### [Data section]
•••
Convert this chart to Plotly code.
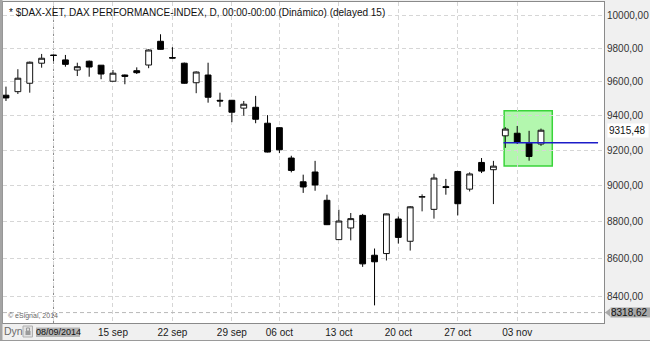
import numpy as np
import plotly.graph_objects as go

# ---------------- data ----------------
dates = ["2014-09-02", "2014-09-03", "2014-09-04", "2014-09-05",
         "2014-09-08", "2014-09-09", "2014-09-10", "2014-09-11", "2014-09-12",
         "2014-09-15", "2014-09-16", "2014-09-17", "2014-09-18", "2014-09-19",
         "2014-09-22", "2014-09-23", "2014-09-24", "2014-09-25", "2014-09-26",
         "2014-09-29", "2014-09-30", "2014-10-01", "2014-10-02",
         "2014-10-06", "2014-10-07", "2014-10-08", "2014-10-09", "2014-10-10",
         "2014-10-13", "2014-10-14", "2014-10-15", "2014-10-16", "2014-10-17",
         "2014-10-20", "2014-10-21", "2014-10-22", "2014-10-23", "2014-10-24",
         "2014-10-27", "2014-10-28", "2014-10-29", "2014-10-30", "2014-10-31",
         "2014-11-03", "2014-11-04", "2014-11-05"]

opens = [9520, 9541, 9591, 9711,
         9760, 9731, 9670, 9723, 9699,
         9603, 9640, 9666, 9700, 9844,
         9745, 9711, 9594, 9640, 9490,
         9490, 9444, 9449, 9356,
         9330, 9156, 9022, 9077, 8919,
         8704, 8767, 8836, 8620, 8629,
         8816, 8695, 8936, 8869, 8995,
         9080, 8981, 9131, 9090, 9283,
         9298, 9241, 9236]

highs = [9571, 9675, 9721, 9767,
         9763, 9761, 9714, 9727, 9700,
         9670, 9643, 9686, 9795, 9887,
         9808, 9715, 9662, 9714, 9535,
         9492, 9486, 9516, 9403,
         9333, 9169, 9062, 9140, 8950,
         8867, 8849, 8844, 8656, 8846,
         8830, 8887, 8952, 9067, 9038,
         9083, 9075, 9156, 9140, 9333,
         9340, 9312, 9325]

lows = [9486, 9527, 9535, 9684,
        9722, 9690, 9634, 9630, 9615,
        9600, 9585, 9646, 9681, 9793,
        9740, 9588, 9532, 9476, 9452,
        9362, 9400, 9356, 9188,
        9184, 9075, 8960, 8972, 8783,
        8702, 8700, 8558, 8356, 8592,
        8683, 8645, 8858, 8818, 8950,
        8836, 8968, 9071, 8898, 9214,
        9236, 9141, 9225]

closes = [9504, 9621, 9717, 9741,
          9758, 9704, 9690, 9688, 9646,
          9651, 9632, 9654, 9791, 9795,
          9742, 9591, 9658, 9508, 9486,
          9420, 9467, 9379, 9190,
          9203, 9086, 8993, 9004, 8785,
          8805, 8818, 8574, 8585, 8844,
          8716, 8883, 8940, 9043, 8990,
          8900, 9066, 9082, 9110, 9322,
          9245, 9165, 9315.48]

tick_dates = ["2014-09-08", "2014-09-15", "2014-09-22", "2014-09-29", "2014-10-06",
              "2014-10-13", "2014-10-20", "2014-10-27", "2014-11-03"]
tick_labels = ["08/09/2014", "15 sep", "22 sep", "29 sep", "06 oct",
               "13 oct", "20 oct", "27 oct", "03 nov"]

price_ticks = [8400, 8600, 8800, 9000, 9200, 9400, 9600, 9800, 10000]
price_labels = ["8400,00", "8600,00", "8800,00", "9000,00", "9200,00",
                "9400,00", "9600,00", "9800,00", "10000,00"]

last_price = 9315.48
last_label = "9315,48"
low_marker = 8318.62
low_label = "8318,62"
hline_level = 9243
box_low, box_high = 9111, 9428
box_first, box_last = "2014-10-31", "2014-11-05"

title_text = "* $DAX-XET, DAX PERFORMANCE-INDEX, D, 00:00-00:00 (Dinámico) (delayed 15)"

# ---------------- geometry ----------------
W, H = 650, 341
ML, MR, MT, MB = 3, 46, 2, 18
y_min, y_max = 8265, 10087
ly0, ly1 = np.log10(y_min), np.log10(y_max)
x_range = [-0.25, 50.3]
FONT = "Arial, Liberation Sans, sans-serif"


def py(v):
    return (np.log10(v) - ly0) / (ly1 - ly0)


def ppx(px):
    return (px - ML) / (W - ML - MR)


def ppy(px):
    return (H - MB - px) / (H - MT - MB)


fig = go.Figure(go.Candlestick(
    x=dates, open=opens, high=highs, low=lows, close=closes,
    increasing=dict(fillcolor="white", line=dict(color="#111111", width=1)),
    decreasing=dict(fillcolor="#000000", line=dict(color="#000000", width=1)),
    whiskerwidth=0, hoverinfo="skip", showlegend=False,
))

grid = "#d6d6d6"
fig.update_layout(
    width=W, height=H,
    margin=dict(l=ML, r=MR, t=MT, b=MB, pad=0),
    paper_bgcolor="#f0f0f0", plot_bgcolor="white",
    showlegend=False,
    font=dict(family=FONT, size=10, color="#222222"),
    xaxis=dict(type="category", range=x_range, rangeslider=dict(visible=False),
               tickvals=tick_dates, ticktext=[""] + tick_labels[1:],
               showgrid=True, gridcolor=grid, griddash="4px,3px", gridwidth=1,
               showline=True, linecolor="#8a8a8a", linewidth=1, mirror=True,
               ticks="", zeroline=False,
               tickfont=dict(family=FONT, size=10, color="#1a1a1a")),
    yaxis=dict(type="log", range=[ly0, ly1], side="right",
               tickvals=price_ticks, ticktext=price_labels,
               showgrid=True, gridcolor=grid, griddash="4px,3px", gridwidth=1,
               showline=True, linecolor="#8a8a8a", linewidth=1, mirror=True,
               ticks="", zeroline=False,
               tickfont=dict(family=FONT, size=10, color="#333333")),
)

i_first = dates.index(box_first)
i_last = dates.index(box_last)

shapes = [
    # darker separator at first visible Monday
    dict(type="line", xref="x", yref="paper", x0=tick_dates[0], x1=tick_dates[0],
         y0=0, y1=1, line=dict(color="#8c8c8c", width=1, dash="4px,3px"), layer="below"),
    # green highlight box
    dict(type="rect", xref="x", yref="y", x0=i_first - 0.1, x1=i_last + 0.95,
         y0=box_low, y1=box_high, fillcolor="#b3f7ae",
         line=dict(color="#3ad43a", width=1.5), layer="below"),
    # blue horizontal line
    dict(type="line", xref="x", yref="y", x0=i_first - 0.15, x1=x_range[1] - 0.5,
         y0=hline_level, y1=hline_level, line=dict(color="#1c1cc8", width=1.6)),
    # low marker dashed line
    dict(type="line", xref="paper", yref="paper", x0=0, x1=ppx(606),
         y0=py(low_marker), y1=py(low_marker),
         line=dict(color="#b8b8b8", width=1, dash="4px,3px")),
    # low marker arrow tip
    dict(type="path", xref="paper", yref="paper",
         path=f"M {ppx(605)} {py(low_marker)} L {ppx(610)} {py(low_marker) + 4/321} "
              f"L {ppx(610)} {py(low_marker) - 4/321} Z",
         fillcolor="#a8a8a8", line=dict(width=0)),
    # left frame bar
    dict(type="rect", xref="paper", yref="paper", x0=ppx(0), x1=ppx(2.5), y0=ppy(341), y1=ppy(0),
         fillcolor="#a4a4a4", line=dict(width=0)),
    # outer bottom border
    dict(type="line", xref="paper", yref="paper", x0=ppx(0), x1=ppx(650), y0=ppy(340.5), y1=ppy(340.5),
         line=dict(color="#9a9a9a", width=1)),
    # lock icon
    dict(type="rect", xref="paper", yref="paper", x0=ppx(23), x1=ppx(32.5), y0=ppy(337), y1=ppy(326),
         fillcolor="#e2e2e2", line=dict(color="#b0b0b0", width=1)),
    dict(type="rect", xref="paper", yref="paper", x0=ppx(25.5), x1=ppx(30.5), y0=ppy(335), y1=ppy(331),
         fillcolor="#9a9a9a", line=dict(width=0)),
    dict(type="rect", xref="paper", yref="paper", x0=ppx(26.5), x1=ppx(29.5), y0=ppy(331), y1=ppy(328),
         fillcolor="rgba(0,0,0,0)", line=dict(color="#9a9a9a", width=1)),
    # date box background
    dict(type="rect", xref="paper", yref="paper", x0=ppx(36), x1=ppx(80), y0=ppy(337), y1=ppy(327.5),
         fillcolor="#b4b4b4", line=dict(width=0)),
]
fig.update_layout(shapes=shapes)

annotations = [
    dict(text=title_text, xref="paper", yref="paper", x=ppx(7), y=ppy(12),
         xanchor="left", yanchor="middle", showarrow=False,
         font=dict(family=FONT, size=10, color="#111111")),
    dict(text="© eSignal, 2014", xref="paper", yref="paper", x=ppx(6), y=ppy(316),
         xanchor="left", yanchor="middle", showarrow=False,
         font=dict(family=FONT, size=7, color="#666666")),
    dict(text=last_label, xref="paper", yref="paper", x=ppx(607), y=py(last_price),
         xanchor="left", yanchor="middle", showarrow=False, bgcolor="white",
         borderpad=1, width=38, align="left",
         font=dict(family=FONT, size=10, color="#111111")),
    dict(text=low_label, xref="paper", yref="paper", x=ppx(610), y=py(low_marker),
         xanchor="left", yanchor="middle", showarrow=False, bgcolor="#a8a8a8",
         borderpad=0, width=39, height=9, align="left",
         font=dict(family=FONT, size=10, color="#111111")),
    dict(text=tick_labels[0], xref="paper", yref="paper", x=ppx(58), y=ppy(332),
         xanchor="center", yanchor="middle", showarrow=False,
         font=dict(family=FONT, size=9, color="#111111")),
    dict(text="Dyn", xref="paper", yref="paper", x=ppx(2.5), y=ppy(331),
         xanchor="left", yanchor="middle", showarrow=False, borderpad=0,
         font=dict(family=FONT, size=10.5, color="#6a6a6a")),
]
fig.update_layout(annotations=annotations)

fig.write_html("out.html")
•••
### [What to do]
Please extract exactly the lines of the data, from the first through the line containing "import plotly.graph_objects as go", and add no pictures to the copy.

### [Right answer]
Convert this chart to Plotly code.
import numpy as np
import plotly.graph_objects as go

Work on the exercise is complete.